Sourcing private label jewelry packaging successfully requires more than comparing unit prices. The lower quote is not always the stronger commercial choice if the finish quality is inconsistent or the details feel off-brand.

Start by defining the role packaging needs to play in your business. Are you trying to elevate perceived value in-store? Improve consistency across product lines? Support a more luxurious gifting experience? Reduce the gap between product quality and presentation? Clarity here leads to better decisions on materials, construction, and customization.

Then evaluate manufacturing capability with a critical eye. Jewelry packaging has category-specific requirements, from insert engineering to presentation proportions. A specialist partner will usually understand these details better than a general packaging supplier. That matters when you want boxes, pouches, shopping bags, and display components to feel coordinated rather than pieced together.

Sampling is essential. Colors, textures, and structural details often read differently in person than they do in mockups. Test how the box opens. Check how the jewelry sits inside. Assess logo finish under retail lighting. Make sure the packaging feels like it belongs beside your product, not beneath it.

For brands serving the US market, operational reliability matters too. Minimum order quantities, production timelines, repeat-order consistency, and packaging protection during transit all affect whether a program works in practice. Elegant design means very little if replenishment becomes unpredictable.

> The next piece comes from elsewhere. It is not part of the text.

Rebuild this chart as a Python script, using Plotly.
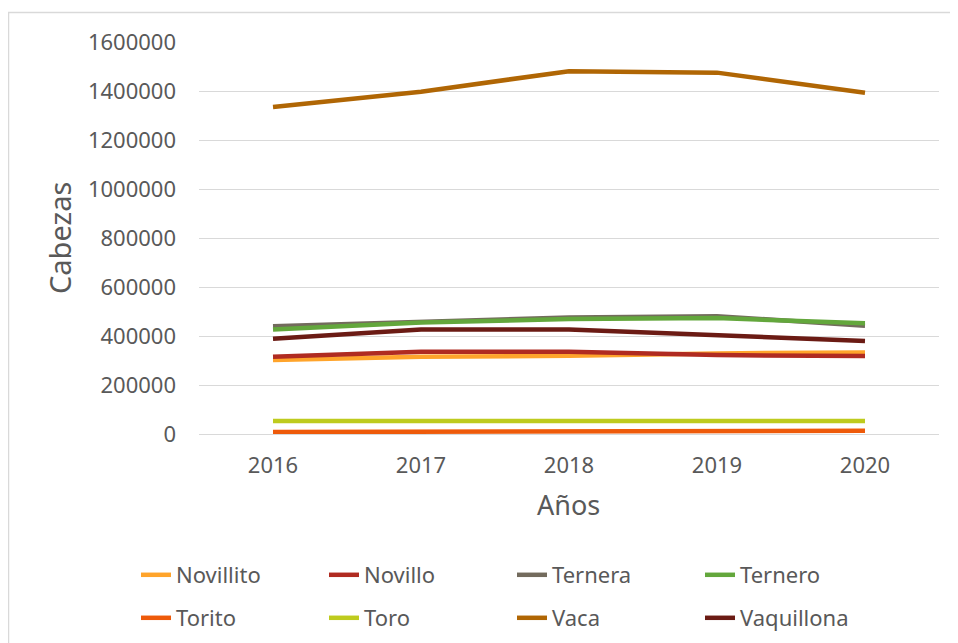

A specialized manufacturer such as Box Father is valuable in this context because the conversation stays focused on jewelry presentation, not generic packaging theory. That usually leads to stronger alignment between packaging design and retail outcome.

Private label jewelry packaging works best when it is treated as part of the sale, not an expense added at the end. The box, pouch, bag, and display all help shape how customers judge your merchandise before they ever wear it. If you want your jewelry to feel more memorable, more giftable, and more premium, packaging should carry that same standard from the first glance to the final handoff.